The term public order has been defined by the Court in Ram Manohar Lohiya v. State of Bihar. The Court has held,

‘It is by now settled that ‘public order’ means ‘even tempo of the life of the community. The test is of the degree and extent of the reach of the Act to the Society.’

Therefore, if A murders B in his house, the act is of purely private significance and the injury or harm resulting affects only a specific individual. Hence, it is not covered under ‘public order’. On the contrary, if during a communal riot, A murders B, a member of the opposite community, it could amount to ‘public order’.

If we adopt the above reasoning, detentions for minor offences and even certain murders in a private setting would not qualify the ground of ‘public order’ and all the legislations criminalizing the offence, would fall foul of Article 19. Such a conclusion in the eyes of the Court is absurd and cannot be conformed to (Bachan Singh at ¶ 42).

To resolve this, the test of direct and indirect effect has been propounded. The test as laid down in A.K. Gopalan v. State of Madras, is applied to identify whether a legislation needs to tested on the grounds of Article 19(1) or not.*

The test states that,

“The legislation in question must be directly in respect of one of the rights mentioned in sub clauses. If however, the legislation is not directly in respect of any of these subjects but as a result of the operation of other legislation for instance punitive detention, his right under any of the sub-clauses is abridged, the question of Article 19 does not arise.”

In other words, if a legislation directly curtails a freedom enlisted in Article 19, the grounds of cl.2 are attracted. However, if the legislation indirectly affects the freedom under the Article, the grounds are not attracted. In the present example, the Indian Penal Code, the core criminal law statute, provides for imprisonment as a punishment which also indirectly affects freedoms like freedom of movement, freedom of trade and speech. Hence, this is not tested on the grounds of 19(2).

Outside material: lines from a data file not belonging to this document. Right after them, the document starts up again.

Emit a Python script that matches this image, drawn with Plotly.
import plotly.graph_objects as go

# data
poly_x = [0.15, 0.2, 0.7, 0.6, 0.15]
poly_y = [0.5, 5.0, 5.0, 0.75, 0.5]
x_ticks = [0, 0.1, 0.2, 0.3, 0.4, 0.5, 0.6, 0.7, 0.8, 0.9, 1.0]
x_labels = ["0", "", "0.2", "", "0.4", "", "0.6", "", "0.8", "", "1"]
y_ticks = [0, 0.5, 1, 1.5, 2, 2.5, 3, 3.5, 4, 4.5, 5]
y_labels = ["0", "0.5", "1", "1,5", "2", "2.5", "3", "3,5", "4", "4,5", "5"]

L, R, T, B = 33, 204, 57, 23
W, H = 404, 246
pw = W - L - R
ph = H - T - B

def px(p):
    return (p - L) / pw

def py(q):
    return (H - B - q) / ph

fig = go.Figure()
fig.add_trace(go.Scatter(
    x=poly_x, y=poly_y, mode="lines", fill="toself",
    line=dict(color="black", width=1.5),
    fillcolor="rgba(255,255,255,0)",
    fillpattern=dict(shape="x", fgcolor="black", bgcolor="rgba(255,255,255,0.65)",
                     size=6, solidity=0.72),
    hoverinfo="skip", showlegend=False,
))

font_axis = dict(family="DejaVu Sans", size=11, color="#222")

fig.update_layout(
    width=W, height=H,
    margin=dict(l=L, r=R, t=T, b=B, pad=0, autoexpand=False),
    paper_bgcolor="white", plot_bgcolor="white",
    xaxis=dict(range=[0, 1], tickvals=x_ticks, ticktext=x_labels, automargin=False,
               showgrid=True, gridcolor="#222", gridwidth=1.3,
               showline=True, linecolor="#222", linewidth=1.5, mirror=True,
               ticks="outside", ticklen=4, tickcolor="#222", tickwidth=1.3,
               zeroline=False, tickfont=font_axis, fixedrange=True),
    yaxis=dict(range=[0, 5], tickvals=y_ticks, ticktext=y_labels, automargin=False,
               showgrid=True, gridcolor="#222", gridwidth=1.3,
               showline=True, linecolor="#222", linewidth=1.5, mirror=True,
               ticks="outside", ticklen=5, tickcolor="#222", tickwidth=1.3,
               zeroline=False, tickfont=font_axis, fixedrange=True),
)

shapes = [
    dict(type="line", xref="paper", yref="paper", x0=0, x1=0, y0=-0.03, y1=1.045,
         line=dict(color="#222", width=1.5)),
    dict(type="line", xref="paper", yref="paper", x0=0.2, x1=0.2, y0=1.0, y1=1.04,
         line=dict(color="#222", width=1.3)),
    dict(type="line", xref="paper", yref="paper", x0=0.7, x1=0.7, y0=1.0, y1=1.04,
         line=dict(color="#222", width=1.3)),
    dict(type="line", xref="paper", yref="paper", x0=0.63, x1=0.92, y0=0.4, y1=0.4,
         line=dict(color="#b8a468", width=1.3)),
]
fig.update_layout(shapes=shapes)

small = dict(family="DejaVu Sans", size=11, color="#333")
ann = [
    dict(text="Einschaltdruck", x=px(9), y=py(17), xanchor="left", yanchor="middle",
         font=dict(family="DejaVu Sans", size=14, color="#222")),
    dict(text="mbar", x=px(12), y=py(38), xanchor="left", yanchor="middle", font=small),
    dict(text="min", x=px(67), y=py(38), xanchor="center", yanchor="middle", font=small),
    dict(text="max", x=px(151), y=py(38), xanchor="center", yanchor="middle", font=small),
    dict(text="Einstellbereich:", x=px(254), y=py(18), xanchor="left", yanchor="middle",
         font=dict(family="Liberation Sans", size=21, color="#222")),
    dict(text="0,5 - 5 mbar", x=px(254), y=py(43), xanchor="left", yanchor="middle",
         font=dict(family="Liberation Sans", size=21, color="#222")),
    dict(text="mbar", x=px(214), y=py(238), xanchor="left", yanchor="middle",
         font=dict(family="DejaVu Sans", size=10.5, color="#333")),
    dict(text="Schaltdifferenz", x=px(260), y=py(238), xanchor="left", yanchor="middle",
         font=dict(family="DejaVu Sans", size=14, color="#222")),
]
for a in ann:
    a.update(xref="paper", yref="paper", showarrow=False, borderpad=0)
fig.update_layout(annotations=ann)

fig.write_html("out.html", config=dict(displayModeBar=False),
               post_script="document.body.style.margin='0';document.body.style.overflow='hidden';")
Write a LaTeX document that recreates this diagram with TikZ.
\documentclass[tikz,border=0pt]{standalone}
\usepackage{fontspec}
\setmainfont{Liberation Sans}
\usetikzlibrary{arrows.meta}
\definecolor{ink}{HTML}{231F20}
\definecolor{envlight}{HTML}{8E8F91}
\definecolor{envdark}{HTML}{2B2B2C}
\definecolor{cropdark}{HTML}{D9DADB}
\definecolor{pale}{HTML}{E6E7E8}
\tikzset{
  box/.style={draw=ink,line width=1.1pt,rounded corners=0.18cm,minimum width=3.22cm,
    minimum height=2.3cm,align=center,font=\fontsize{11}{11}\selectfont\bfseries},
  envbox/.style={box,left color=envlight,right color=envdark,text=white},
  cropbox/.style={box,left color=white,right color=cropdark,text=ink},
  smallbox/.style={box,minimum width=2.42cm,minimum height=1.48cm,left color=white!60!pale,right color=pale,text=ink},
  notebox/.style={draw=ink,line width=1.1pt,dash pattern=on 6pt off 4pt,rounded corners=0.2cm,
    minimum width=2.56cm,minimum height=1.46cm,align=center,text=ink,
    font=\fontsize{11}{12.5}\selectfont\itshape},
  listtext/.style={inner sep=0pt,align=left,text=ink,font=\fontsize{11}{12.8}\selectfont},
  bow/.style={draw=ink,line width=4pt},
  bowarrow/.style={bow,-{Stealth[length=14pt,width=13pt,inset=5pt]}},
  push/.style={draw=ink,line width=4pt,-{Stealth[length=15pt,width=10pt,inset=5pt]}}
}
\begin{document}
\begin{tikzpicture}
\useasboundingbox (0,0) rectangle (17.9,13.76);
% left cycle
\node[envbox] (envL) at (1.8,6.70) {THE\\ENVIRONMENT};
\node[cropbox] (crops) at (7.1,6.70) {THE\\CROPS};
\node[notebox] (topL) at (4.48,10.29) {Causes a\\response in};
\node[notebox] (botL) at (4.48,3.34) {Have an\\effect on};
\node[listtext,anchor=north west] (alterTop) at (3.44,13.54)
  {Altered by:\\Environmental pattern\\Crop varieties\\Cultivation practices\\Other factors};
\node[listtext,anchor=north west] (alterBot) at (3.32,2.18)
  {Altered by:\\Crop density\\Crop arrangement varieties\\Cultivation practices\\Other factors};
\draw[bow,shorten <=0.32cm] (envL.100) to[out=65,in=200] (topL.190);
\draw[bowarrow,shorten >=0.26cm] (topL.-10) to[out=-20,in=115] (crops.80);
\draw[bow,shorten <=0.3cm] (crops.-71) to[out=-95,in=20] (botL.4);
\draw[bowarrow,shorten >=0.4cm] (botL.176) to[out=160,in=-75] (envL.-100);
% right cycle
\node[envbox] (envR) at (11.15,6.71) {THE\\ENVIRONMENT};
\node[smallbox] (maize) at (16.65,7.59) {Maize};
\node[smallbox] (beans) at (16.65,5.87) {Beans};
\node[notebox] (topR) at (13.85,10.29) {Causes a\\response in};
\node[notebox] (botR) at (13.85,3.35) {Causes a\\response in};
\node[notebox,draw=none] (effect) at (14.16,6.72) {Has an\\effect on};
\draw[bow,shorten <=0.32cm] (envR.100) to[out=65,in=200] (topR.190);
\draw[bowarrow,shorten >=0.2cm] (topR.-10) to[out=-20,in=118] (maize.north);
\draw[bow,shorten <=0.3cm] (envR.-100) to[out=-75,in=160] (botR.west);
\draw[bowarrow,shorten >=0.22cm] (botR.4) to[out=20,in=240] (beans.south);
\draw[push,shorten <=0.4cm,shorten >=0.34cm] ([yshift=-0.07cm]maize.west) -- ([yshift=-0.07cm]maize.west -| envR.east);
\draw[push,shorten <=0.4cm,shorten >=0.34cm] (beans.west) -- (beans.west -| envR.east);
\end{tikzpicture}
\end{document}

On the contrary, a provision like Section 66A which restricts online speech which is grossly offensive, directly affects the freedom of speech under Article 19(1)(a)  and therefore, would be tested on the grounds of cl.2.

Therefore, given the importance of the R2V, there seem to be a dearth of tenable arguments for not recognizing it as a fundamental right. One may argue that absence of an explicit provision in the Constitution to that effect is a solid justification but we have seen the Courts grant the citizens’ rights, which originally the Constitution did not provide/envisage.

[I would like to thank Ms. Vini Singh (Assistant Prof. of Law, National Law University, Jodhpur) for her valuable inputs.]

* Although the judgment of A.K. Gopalan has been overruled by the subsequent judgment of Maneka Gandhi v. Union of India, this test has stayed. This finds support from the case of Bachan Singh v. State of Punjab, (1980) 2 SCC 684 at par.30.